I tried using an anonymous function:
ddply(samp,c("col1","col2"), summarize,
good=function(df)table(df$rating)["good"],
medium=function(df)table(df$rating)["medium"],
bad=function(df)table(df$rating)["bad"])
I can never get it working though. I think the error I've gotten the most from this is
Error in output[[var]][rng] <- df[[var]] :
incompatible types (from closure to logical) in subassignment type fix
So lay it on me. What's the ridiculously simple solution that did not turn up while I blundered around trying 948506 combinations of ddply and table? Thank you.
Upvotes: 0
Views: 393
Reputation: 4941
Generic data:
samp <- data.frame(rating=c("bad","medium","good","bad","medium","good"),
col1=c(2007,2010,2007,2009,2010,2010),
col2=c("fiction","fiction","fiction","drama","drama","drama"))
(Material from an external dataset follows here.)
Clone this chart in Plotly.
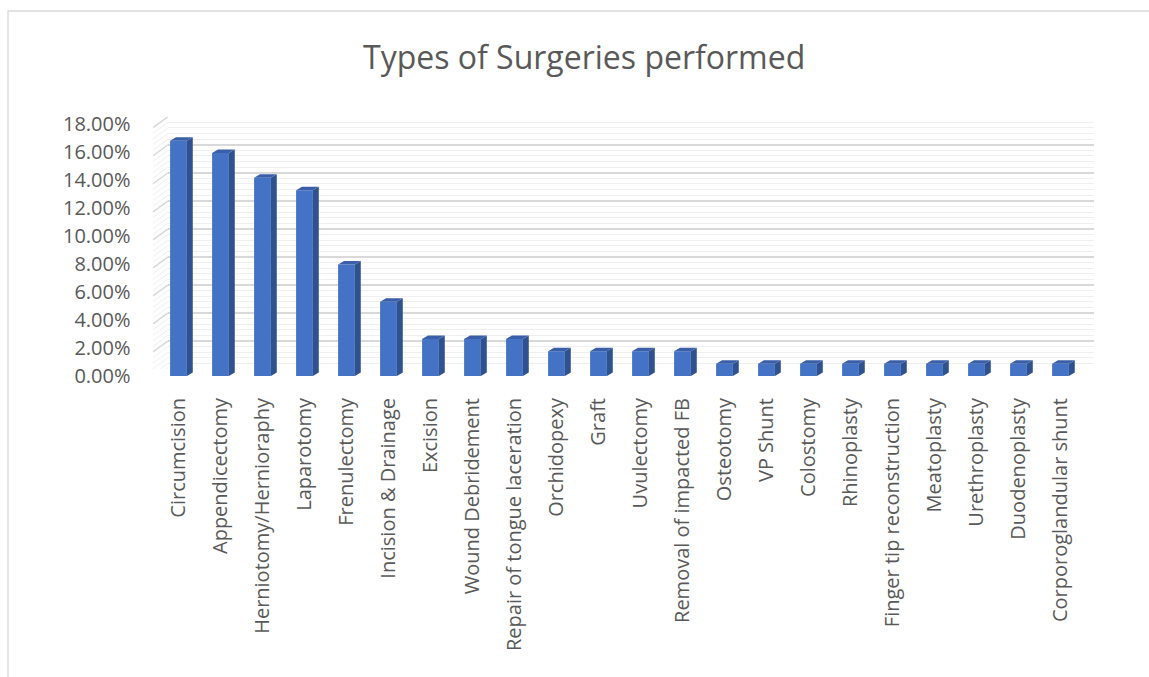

Code (you shouldn't use samp$
before columns' names):
ddply(samp,c("col1","col2"), summarize,
good=sum(rating == "good"),
medium=sum(rating == "medium"),
bad=sum(rating == "bad"))
Output:
col1 col2 good medium bad
1 2007 fiction 1 0 1
2 2009 drama 0 0 1
3 2010 drama 1 1 0
4 2010 fiction 0 1 0
Upvotes: 1
Reputation: 81693
Just remove all instances of samp$
inside ddply
and it will work:
ddply(samp,c("col1","col2"), summarize,
good=table(rating)["good"],
medium=table(rating)["medium"],
bad=table(rating)["bad"])
Upvotes: 2